The Penny Scarf

I have been having so much fun making these little scarves! They are simple and quick to finish, perfect knitting while on a Netflix marathon. I also think they are quite stylish, and look great on everyone! I made the one shown above using Debbie Bliss Donegal Luxury Tweed. Once I finished it, I started one in a beautiful white, made from her Cashmerino Aran Yarn. This pattern will knit wonderfully in any Aran weight yarn you love. Of course , we would love for you to purchase some yarn from us, so you can do that through the links below. But we are giving you the pattern for FREE.

Debbie Bliss Donegal Tweed Aran in Charcoal

Debbie Bliss Cashmerino Aran in Off White

Click the link below to download a PDF version of our pattern:

The Penny Scarf

If you are having trouble getting the pattern, I am sorry and I am not sure why. I can tell that it is working for most people because I can see how many times it has been downloaded. Make sure you have Adobe Acrobat so you can open a PDF. If you still have trouble. please leave me a NICE comment and I would be happy to email you a copy directly.

and just for good measure here is another copy of The Penny Scarf pattern.

We hope you enjoy making them as much as we are!

Here is a sneak peek of the white one I am working on now, what do you think?!


33 thoughts on “The Penny Scarf

  1. I adore this! So chic! As a ‘just a little more than a beginner’ knitter, I am going to try this. Now that the Christmas frenzy is almost over I think I’ll have some time to do something for ‘me’, and this will be the first on the list.

    • I have done literally dozens of these and given as Christmas/teacher gifts. Usually takes me about 8 hours to complete one scarf.

      • It means exactly as it says in the reply, it is an increase that means to knit front and back, it’s an increase, you knit into the front of the stitch as you normally would, then without dropping the stitch off the left needle, you will go into it again and knit through the back of the stitch, then drop both stitches off the needle.

  2. Thanks for this pattern. I have been knitting a scarf that looks just like this for about 30 years. My pattern says to use 8 or 9 needles and knit as you are to start but use only 18 sts. I have been looking to see if I could see another pattern like this. I am looking forward to knitting your patters.

  3. If I need 34 st for rib where do I get the other 17 f rom patern does not state how much to come down to. Or if I have to pick up stiches. Then on the other side how to get rid of 17 st to work up to 34 again then drop down again very confuced for beginer.

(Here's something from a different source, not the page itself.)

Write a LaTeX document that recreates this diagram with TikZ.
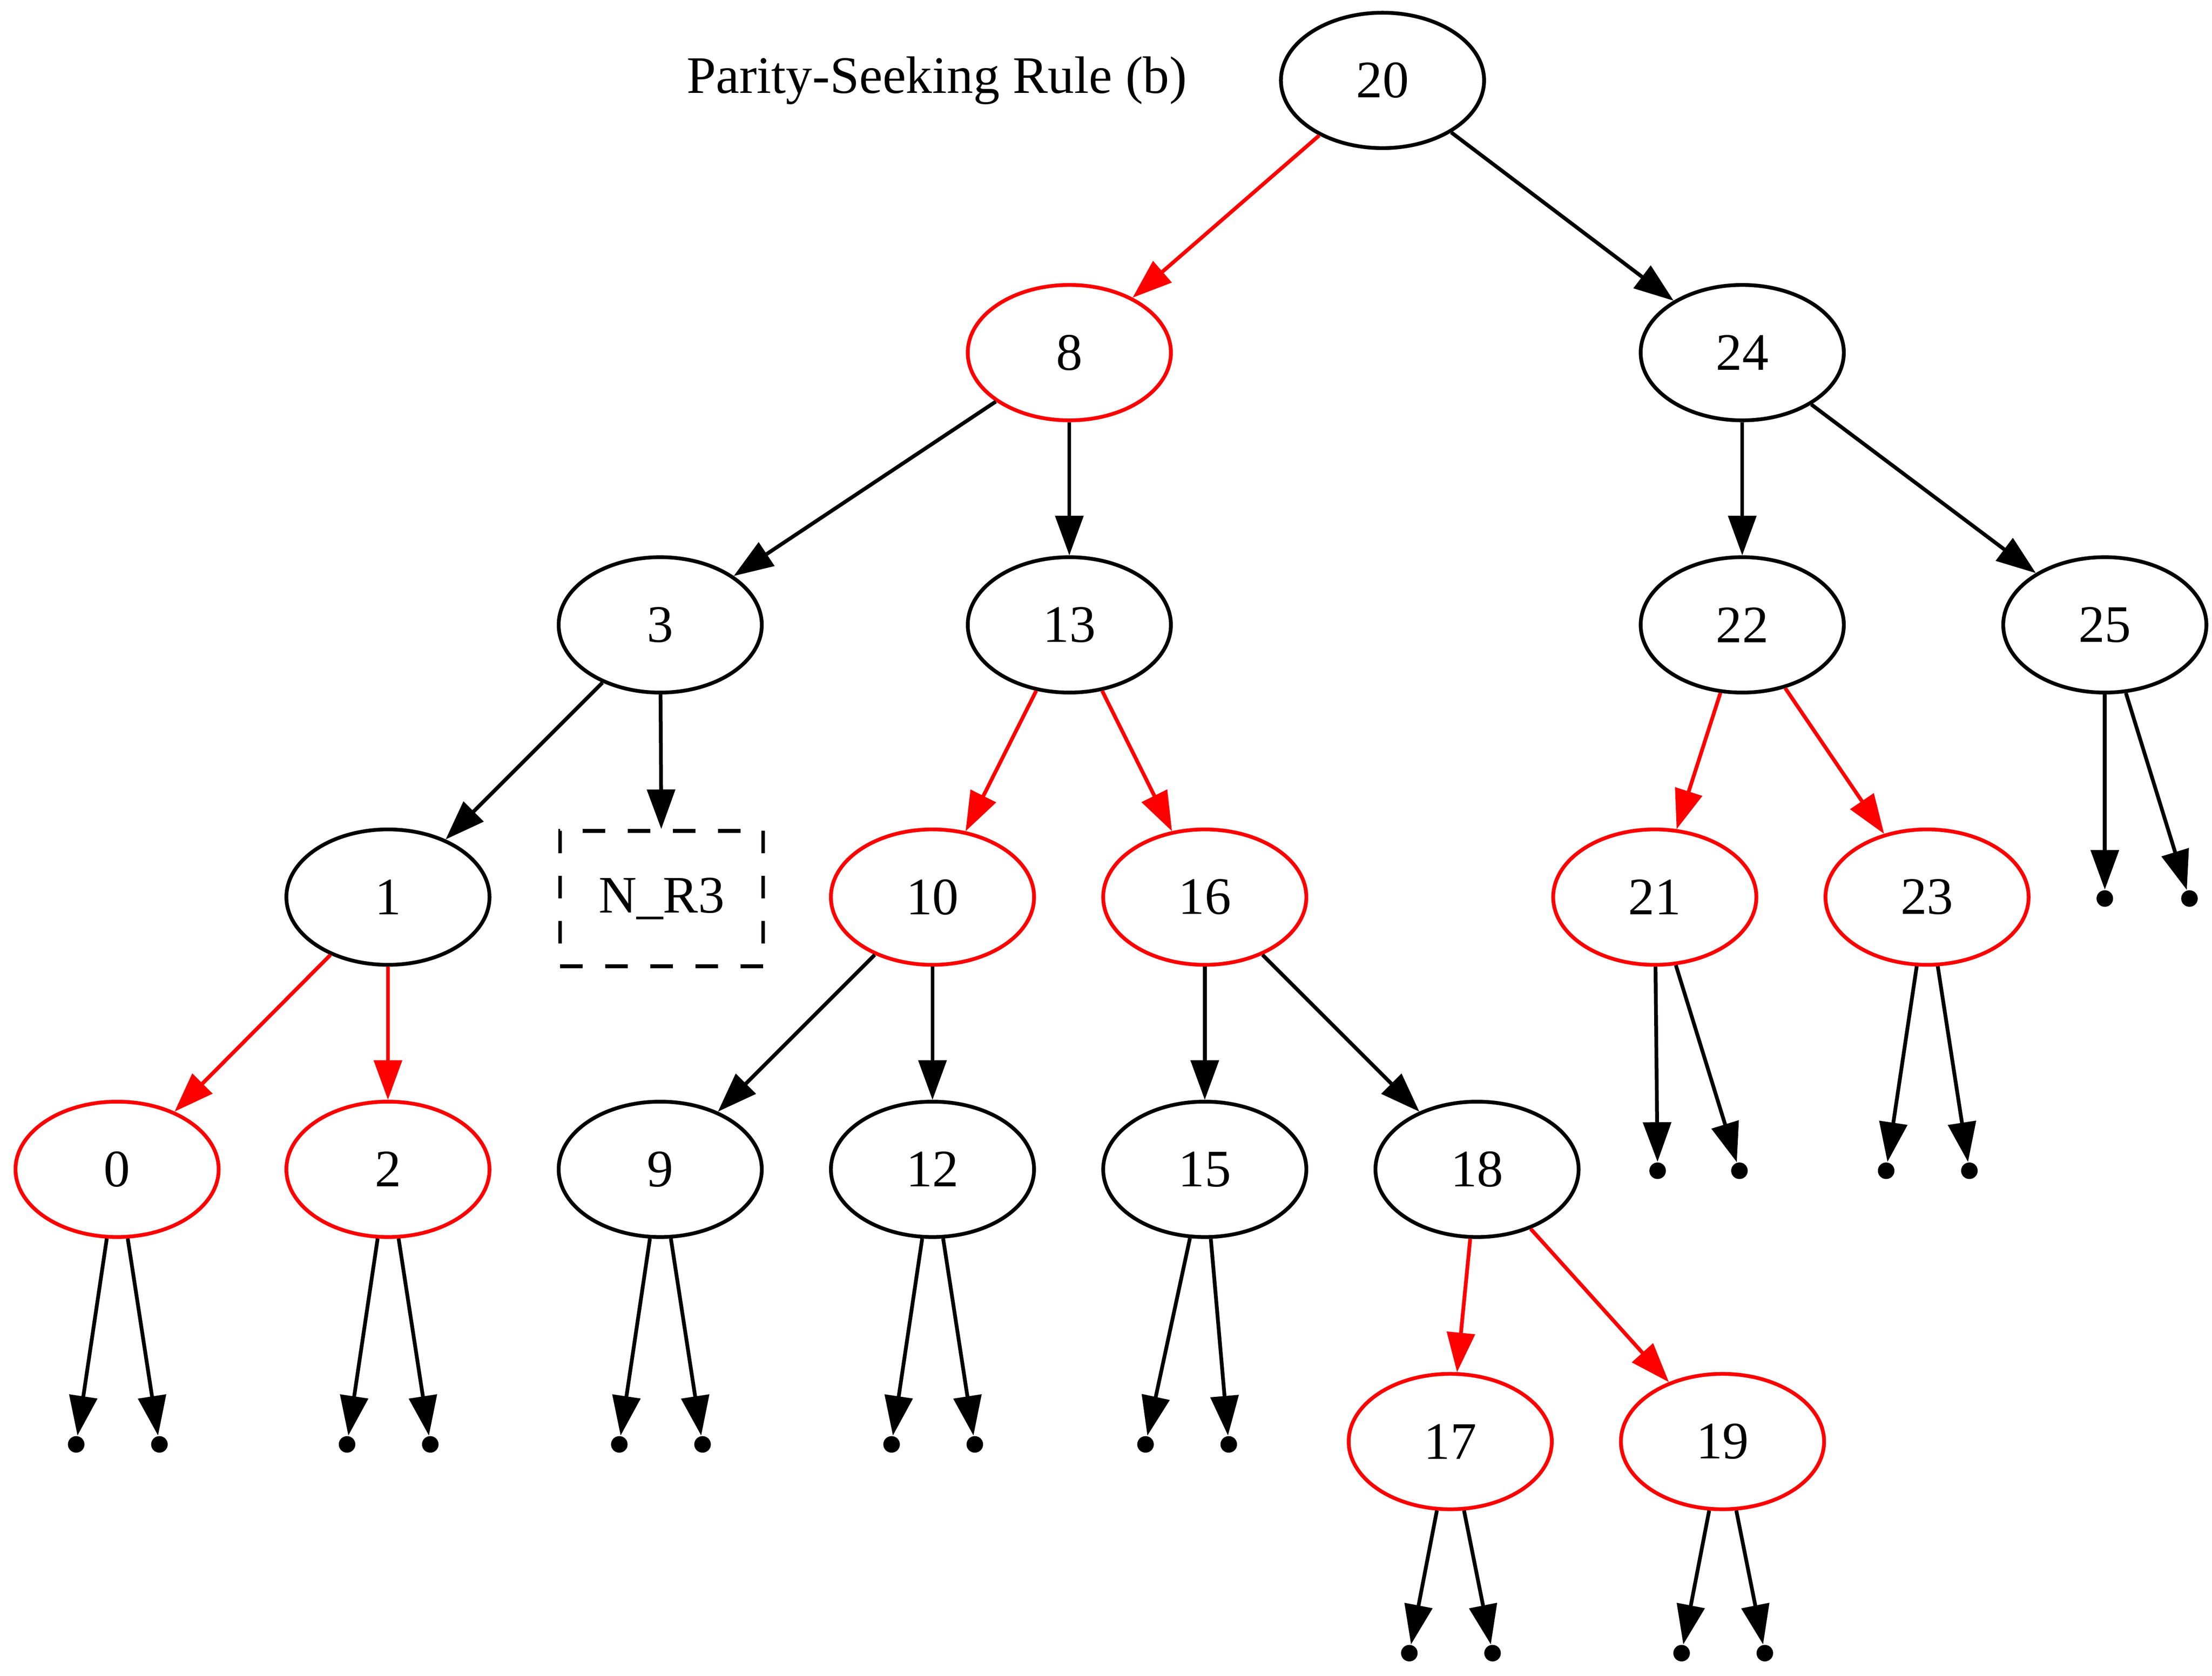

    • Look a little closer at the picture provided and read the instructions again. You will have 17 stitches on 2 separate needles that you are knitting across from each other at the same time. 17 stitches on each side equals a total of the 34 stitches you started with. You are just splitting them into the two needles.

  4. Oh! What a lovely surprise!! We used to knit these warm scarfs back in the ’50s (I was still a teenager back then) and just last winter, I tried and tried to remember how we used to knit the loop part..Try and try again, at last I succeeded. So you can imagine how pleased I am to have the actual pattern again after 60 years . THANK YOU SO MUCH.. 🙂

  5. Pingback: Petite Penny Scarf – The Piper's Girls

  6. So ‘”penny” scarf is what this scarf is called. Back in the forties a family friend knitted these scarves as a fundraiser for her church – 50 cents a scarf. I still have one she knitted for my brother – warm scarf with a warm memory. Thanks for the pattern and the opportunity to recall a fond friend.

  7. This scarf pattern brings back 1948 when a family friend knit these scarves for her church bazaar. I still have my brother’s brown scarf my mother bought from her for 50 cents. It kept him warm until he outgrew it. Thanks for the memory.

  8. I love this little scarf , I go to a lot of 1940s events and this scarf will look just right to go under my coat or with a jumper. I think I’ve downloaded it, hope so anyway.
    Can’t wait to knit some.
    Thank you so much.
    From Sue Isitt x

  9. This is a throw-back to my childhood. We grew up wearing these scarves, knit by my mother and her mother, who most likely brought it from the British Isles when she immigrated as a young adult in 1919.